PROBLEM DETAILS: Return the material word for word. Do not include pictures.

DATA BLOCK:
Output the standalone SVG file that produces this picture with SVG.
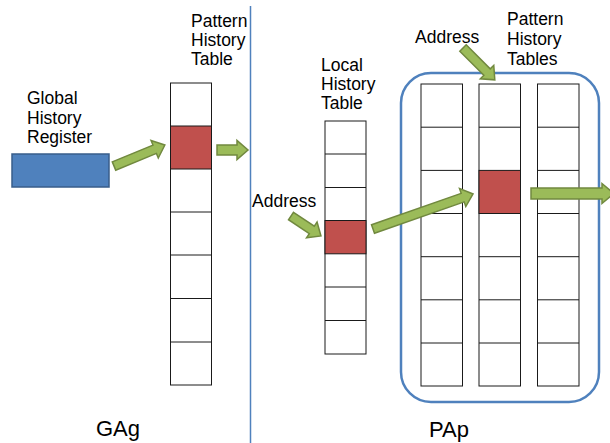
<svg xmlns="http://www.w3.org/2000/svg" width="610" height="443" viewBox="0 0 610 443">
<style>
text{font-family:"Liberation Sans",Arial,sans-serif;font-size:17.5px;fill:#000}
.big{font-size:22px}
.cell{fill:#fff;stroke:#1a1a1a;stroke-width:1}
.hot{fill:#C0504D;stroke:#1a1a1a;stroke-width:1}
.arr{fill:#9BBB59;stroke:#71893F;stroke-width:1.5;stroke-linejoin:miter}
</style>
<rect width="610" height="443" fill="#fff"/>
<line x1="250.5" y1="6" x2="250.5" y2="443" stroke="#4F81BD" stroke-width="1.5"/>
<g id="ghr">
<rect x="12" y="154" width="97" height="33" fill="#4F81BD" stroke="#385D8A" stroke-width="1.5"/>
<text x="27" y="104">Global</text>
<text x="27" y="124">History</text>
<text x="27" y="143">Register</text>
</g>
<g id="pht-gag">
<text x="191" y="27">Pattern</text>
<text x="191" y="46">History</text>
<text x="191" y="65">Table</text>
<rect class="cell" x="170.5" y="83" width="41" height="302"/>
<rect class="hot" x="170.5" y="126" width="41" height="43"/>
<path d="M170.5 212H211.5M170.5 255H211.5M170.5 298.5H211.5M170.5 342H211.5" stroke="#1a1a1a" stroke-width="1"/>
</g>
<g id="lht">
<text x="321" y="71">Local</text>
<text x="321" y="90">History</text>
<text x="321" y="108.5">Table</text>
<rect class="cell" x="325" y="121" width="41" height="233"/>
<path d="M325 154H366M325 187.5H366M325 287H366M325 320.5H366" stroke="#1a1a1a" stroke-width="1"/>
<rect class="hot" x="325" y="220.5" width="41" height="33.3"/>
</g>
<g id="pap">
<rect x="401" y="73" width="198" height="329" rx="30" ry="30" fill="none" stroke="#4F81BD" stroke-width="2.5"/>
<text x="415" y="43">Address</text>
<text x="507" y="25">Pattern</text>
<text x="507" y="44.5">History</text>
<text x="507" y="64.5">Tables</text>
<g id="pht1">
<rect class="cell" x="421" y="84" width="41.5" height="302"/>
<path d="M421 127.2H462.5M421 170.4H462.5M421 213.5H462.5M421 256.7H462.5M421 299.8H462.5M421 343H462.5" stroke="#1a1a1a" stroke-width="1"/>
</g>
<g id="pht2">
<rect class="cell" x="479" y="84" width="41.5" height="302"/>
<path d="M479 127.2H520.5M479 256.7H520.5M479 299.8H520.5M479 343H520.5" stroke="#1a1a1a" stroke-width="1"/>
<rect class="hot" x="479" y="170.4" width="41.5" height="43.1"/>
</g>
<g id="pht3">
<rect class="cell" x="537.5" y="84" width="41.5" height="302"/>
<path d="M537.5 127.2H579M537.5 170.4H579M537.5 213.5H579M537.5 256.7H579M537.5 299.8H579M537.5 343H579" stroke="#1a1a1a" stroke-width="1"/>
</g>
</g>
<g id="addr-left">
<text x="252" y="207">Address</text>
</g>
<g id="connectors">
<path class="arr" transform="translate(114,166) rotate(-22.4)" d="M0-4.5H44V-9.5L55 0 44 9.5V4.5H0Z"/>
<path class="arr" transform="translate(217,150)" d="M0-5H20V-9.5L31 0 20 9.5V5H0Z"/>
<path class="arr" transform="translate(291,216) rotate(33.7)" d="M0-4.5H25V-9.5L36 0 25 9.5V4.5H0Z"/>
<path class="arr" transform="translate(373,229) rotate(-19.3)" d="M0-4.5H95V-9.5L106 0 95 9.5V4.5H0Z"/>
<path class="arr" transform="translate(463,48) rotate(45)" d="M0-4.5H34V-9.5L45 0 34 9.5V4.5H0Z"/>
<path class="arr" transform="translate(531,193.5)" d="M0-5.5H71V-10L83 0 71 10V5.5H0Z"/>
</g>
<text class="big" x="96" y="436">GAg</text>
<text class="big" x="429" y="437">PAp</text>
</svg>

SOLUTION FOR THIS PROBLEM:
Output the standalone SVG file that produces this picture with SVG.
<svg xmlns="http://www.w3.org/2000/svg" width="610" height="443" viewBox="0 0 610 443">
<style>
text{font-family:"Liberation Sans",Arial,sans-serif;font-size:17.5px;fill:#000}
.big{font-size:22px}
.cell{fill:#fff;stroke:#1a1a1a;stroke-width:1}
.hot{fill:#C0504D;stroke:#1a1a1a;stroke-width:1}
.arr{fill:#9BBB59;stroke:#71893F;stroke-width:1.5;stroke-linejoin:miter}
</style>
<rect width="610" height="443" fill="#fff"/>
<line x1="250.5" y1="6" x2="250.5" y2="443" stroke="#4F81BD" stroke-width="1.5"/>
<g id="ghr">
<rect x="12" y="154" width="97" height="33" fill="#4F81BD" stroke="#385D8A" stroke-width="1.5"/>
<text x="27" y="104">Global</text>
<text x="27" y="124">History</text>
<text x="27" y="143">Register</text>
</g>
<g id="pht-gag">
<text x="191" y="27">Pattern</text>
<text x="191" y="46">History</text>
<text x="191" y="65">Table</text>
<rect class="cell" x="170.5" y="83" width="41" height="302"/>
<rect class="hot" x="170.5" y="126" width="41" height="43"/>
<path d="M170.5 212H211.5M170.5 255H211.5M170.5 298.5H211.5M170.5 342H211.5" stroke="#1a1a1a" stroke-width="1"/>
</g>
<g id="lht">
<text x="321" y="71">Local</text>
<text x="321" y="90">History</text>
<text x="321" y="108.5">Table</text>
<rect class="cell" x="325" y="121" width="41" height="233"/>
<path d="M325 154H366M325 187.5H366M325 287H366M325 320.5H366" stroke="#1a1a1a" stroke-width="1"/>
<rect class="hot" x="325" y="220.5" width="41" height="33.3"/>
</g>
<g id="pap">
<rect x="401" y="73" width="198" height="329" rx="30" ry="30" fill="none" stroke="#4F81BD" stroke-width="2.5"/>
<text x="415" y="43">Address</text>
<text x="507" y="25">Pattern</text>
<text x="507" y="44.5">History</text>
<text x="507" y="64.5">Tables</text>
<g id="pht1">
<rect class="cell" x="421" y="84" width="41.5" height="302"/>
<path d="M421 127.2H462.5M421 170.4H462.5M421 213.5H462.5M421 256.7H462.5M421 299.8H462.5M421 343H462.5" stroke="#1a1a1a" stroke-width="1"/>
</g>
<g id="pht2">
<rect class="cell" x="479" y="84" width="41.5" height="302"/>
<path d="M479 127.2H520.5M479 256.7H520.5M479 299.8H520.5M479 343H520.5" stroke="#1a1a1a" stroke-width="1"/>
<rect class="hot" x="479" y="170.4" width="41.5" height="43.1"/>
</g>
<g id="pht3">
<rect class="cell" x="537.5" y="84" width="41.5" height="302"/>
<path d="M537.5 127.2H579M537.5 170.4H579M537.5 213.5H579M537.5 256.7H579M537.5 299.8H579M537.5 343H579" stroke="#1a1a1a" stroke-width="1"/>
</g>
</g>
<g id="addr-left">
<text x="252" y="207">Address</text>
</g>
<g id="connectors">
<path class="arr" transform="translate(114,166) rotate(-22.4)" d="M0-4.5H44V-9.5L55 0 44 9.5V4.5H0Z"/>
<path class="arr" transform="translate(217,150)" d="M0-5H20V-9.5L31 0 20 9.5V5H0Z"/>
<path class="arr" transform="translate(291,216) rotate(33.7)" d="M0-4.5H25V-9.5L36 0 25 9.5V4.5H0Z"/>
<path class="arr" transform="translate(373,229) rotate(-19.3)" d="M0-4.5H95V-9.5L106 0 95 9.5V4.5H0Z"/>
<path class="arr" transform="translate(463,48) rotate(45)" d="M0-4.5H34V-9.5L45 0 34 9.5V4.5H0Z"/>
<path class="arr" transform="translate(531,193.5)" d="M0-5.5H71V-10L83 0 71 10V5.5H0Z"/>
</g>
<text class="big" x="96" y="436">GAg</text>
<text class="big" x="429" y="437">PAp</text>
</svg>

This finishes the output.